Is it true that $(X_1,X_2)$ and $(X_2,X_3)$ are independent so that the distribution of their sum is the convolution of their distributions? Consider then $P[(X_1,X_2)\in A,(X_2,X_3) \in B]$ for $A,B \in \mathcal {B } (\mathbb R^2 )$ Does it generally "factor"? I doubt this is true...

The context is that I have a stochastic process $\{X_t \} $ with independent increments and I have the distributions of $X_0 $ and any vector of increments, $(X_{t_1} - X_0,...,X_{t_n } -X_{t_{n-1 } } )$ for any $t_1<...<t_n $. I would like to get the distributions of $(X_{t_1 } ,...,X_{t_n } )$ and since $(X_{t_1 } ,...,X_{t_n })=(X_{t_1} - X_0,...,X_{t_n } -X_{t_{n-1 } })+(X_0,...,X_{t_{n-1 } } -X_{t_{n-2 } } )$[NOT CORRECT SEE EDIT], I get the situation described above.

Thanks in advance!

EDIT: Of course it's not correct that $(X_{t_j } -X_{t_{j-1 } })+(X_{t_{j-1 } }-X_{t_{j-2 } })=X_{t_j }$. Instead we add all the coordinates to the left of $(X_{t_j } -X_{t_{j-1 } }) $ to it, $X_{t_j }=(X_{t_j } -X_{t_{j-1 } })+ \sum _{k=1 }^{j-1 }(X_{t_k } -X_{t_{k-1 } })$ if we assume $X_0=0 $. But the situation remains the same.

Answer 1

Simply marginalising, you can derive the distribution $\mu_j$ of each $X_j$ separately from your input.
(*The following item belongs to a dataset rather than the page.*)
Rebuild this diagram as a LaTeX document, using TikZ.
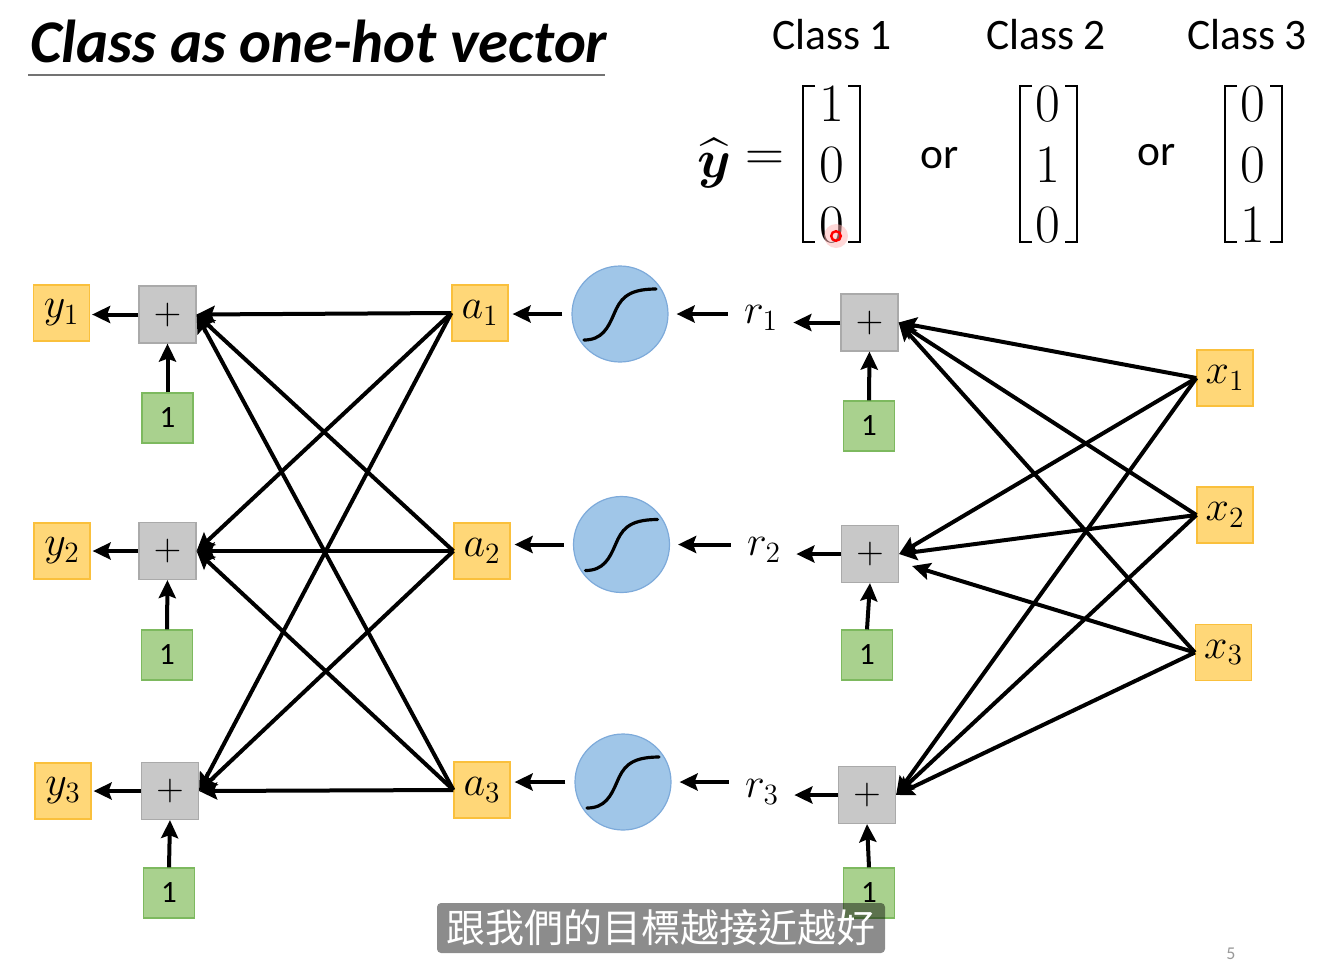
\RequirePackage{fix-cm}
\documentclass[tikz,border=0pt]{standalone}
\usepackage{amsmath}
\usepackage[no-math]{fontspec}
\setmainfont{Carlito}
\newfontfamily\cjkfont{Noto Sans CJK TC}
\usetikzlibrary{arrows.meta}

\definecolor{yfill}{RGB}{255,215,120}
\definecolor{ydraw}{RGB}{250,192,60}
\definecolor{gfill}{RGB}{169,209,142}
\definecolor{gdraw}{RGB}{125,185,95}
\definecolor{pfill}{RGB}{200,200,200}
\definecolor{pdraw}{RGB}{170,170,170}
\definecolor{sfill}{RGB}{160,198,232}
\definecolor{sdraw}{RGB}{125,170,218}

\newcommand\lblfont{\fontsize{21}{24}\selectfont}
\newcommand\clsfont{\fontsize{21.75}{26}\selectfont}
\newcommand\matfont{\fontsize{27}{30}\selectfont}

\begin{document}
\begin{tikzpicture}[x=0.5pt,y=-0.5pt,
  ybox/.style={draw=ydraw,fill=yfill,line width=0.6pt,minimum width=28pt,minimum height=28pt,inner sep=0pt,font=\lblfont},
  pbox/.style={draw=pdraw,fill=pfill,line width=0.6pt,minimum width=28.5pt,minimum height=28.5pt,inner sep=0pt,font=\fontsize{19}{22}\selectfont},
  gbox/.style={draw=gdraw,fill=gfill,line width=0.6pt,minimum width=25.5pt,minimum height=25pt,inner sep=0pt,font=\fontsize{15.5}{18}\selectfont},
  sig/.style={circle,draw=sdraw,fill=sfill,line width=0.6pt,minimum size=48pt,inner sep=0pt},
  rlbl/.style={inner sep=0pt,font=\lblfont},
  arr/.style={line width=2pt,-{Stealth[length=9pt,width=8.5pt,inset=1.5pt]}},
  brk/.style={line width=1.4pt,miter limit=10},
  digit/.style={inner sep=0pt,font=\matfont},
  cls/.style={inner sep=0pt,font=\clsfont},
  scurve/.style={line width=1.6pt,line cap=round}
]
\useasboundingbox (0,0) rectangle (1327,964);

% title
\node[anchor=base west,inner sep=0pt,font=\bfseries\itshape\fontsize{30.3}{36}\selectfont] (title) at (30,62) {Class as one-hot vector};
\draw[black!55,line width=1pt] (28,75) -- (605,75);

% class labels
\node[cls] (c1) at (832,35) {Class 1};
\node[cls] (c2) at (1046,35) {Class 2};
\node[cls] (c3) at (1247,35) {Class 3};

% y hat =
\node[inner sep=0pt,font=\matfont] (yhat) at (714,163) {$\widehat{\boldsymbol{y}}$};
\node[inner sep=0pt,font=\matfont] (eq) at (765,161) {$=$};
\node[cls] (or1) at (940,158) {or};
\node[cls] (or2) at (1157,155) {or};

% matrices
\foreach \m/\cx/\a/\b/\c in {1/832/1/0/0, 2/1048/0/1/0, 3/1253/0/0/1}{
  \node[digit] (m\m a) at (\cx,104) {$\a$};
  \node[digit] (m\m b) at (\cx,165) {$\b$};
  \node[digit] (m\m c) at (\cx,225) {$\c$};
}
\foreach \L/\R in {803/860, 1020/1077, 1225/1282}{
  \draw[brk] ({\L+12},86) -- (\L,86) -- (\L,242) -- ({\L+12},242);
  \draw[brk] ({\R-12},86) -- (\R,86) -- (\R,242) -- ({\R-12},242);
}
% laser pointer dot
\fill[red!30,opacity=0.5] (836,236) circle (6pt);
\draw[red,line width=1.2pt] (836,236) circle (2.4pt);

% left column
\node[ybox] (y1) at (61.5,313) {$y_1$};
\node[ybox] (y2) at (62,551) {$y_2$};
\node[ybox] (y3) at (63,791) {$y_3$};
\node[pbox] (p1) at (167.5,314.5) {$+$};
\node[pbox] (p2) at (167.5,551) {$+$};
\node[pbox] (p3) at (170,791) {$+$};
\node[gbox] (g1) at (167.5,418) {1};
\node[gbox] (g2) at (167,655) {1};
\node[gbox] (g3) at (169,893) {1};

% a boxes
\node[ybox] (a1) at (480,313) {$a_1$};
\node[ybox] (a2) at (482,551) {$a_2$};
\node[ybox] (a3) at (482,790) {$a_3$};

% sigmoids
\node[sig] (s1) at (620,314) {};
\node[sig] (s2) at (621.5,544.5) {};
\node[sig] (s3) at (623,782) {};
\foreach \s in {s1,s2,s3}{
  \begin{scope}[shift={(\s.center)}]
    \draw[scurve] (-36,26) .. controls (-18,26) and (-12,14) .. (-6,0)
                 .. controls (0,-14) and (6,-25) .. (36,-25);
  \end{scope}
}

% r labels
\node[rlbl] (r1) at (761,318) {$r_1$};
\node[rlbl] (r2) at (764,550) {$r_2$};
\node[rlbl] (r3) at (762,792) {$r_3$};

% right plus and ones
\node[pbox] (q1) at (869.5,322.5) {$+$};
\node[pbox] (q2) at (870,554) {$+$};
\node[pbox] (q3) at (867,795) {$+$};
\node[gbox] (h1) at (869,426) {1};
\node[gbox] (h2) at (867,655) {1};
\node[gbox] (h3) at (869,893) {1};

% x boxes
\node[ybox] (x1) at (1225,378) {$x_1$};
\node[ybox] (x2) at (1225,515) {$x_2$};
\node[ybox] (x3) at (1223.5,652.5) {$x_3$};

% arrows: outputs, biases and sigmoid chain
\foreach \i in {1,2,3}{
  \draw[arr,shorten >=1pt] (p\i.west) -- (y\i.east |- p\i.west);
  \draw[arr] (g\i.north) -- (p\i.south);
  \draw[arr] (h\i.north) -- (q\i.south);
  \draw[arr,shorten <=4.5pt,shorten >=2pt] (s\i.west) -- (a\i.east |- s\i.west);
  \draw[arr,shorten <=8pt,shorten >=4pt] (r\i.west |- s\i.east) -- (s\i.east);
  \draw[arr,shorten >=7.5pt] (q\i.west) -- (r\i.east |- q\i.west);
}
% crossing connections
\foreach \i in {1,2,3}{
  \foreach \j in {1,2,3}{
    \draw[arr] (a\i.west) -- (p\j.east);
  }
}
\draw[arr] (x1.west) -- (q1.east);
\draw[arr] (x1.west) -- (q2.east);
\draw[arr] (x1.west) -- (q3.east);
\draw[arr] (x2.west) -- (q1.east);
\draw[arr] (x2.west) -- (q2.east);
\draw[arr] (x2.west) -- (q3.east);
\draw[arr] (x3.west) -- (q1.east);
\draw[arr] (x3.west) -- ([shift={(13,12)}]q2.east);
\draw[arr] (x3.west) -- (q3.east);

% subtitle
\node[fill=black,fill opacity=0.45,text opacity=1,text=white,rounded corners=2pt,
      minimum width=224pt,minimum height=25pt,inner sep=0pt,
      font=\cjkfont\fontsize{19.5}{22}\selectfont] (sub) at (661,928) {跟我們的目標越接近越好};

% page number
\node[text=black!40,inner sep=0pt,font=\fontsize{9}{10}\selectfont] (pg) at (1231,954) {5};
\end{tikzpicture}
\end{document}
However, by independence, this lets you recreate the distribution of $(X_1,X_2,X_3)$ (it's simply $\nu:=\mu_1\otimes \mu_2\otimes \mu_3$). However, once you have this distribution, you can definitely recreate $(X_1+X_2,X_2+X_3)$ by applying the map $(f,g)$ where $f(x_1,x_2,x_3)=x_1+x_2$ and $g(x_1,x_2,x_3)=x_2+x_3$.

Now, what the measure $(f,g)(\nu)$ (the push-forward of $\nu$ under this map) looks like in general probably varies quite a bit, depending on the exact nature of your increments. In the classical set-up of Brownian Motion, you need to appeal to the linear stability of Gaussian distributions to say something intelligent.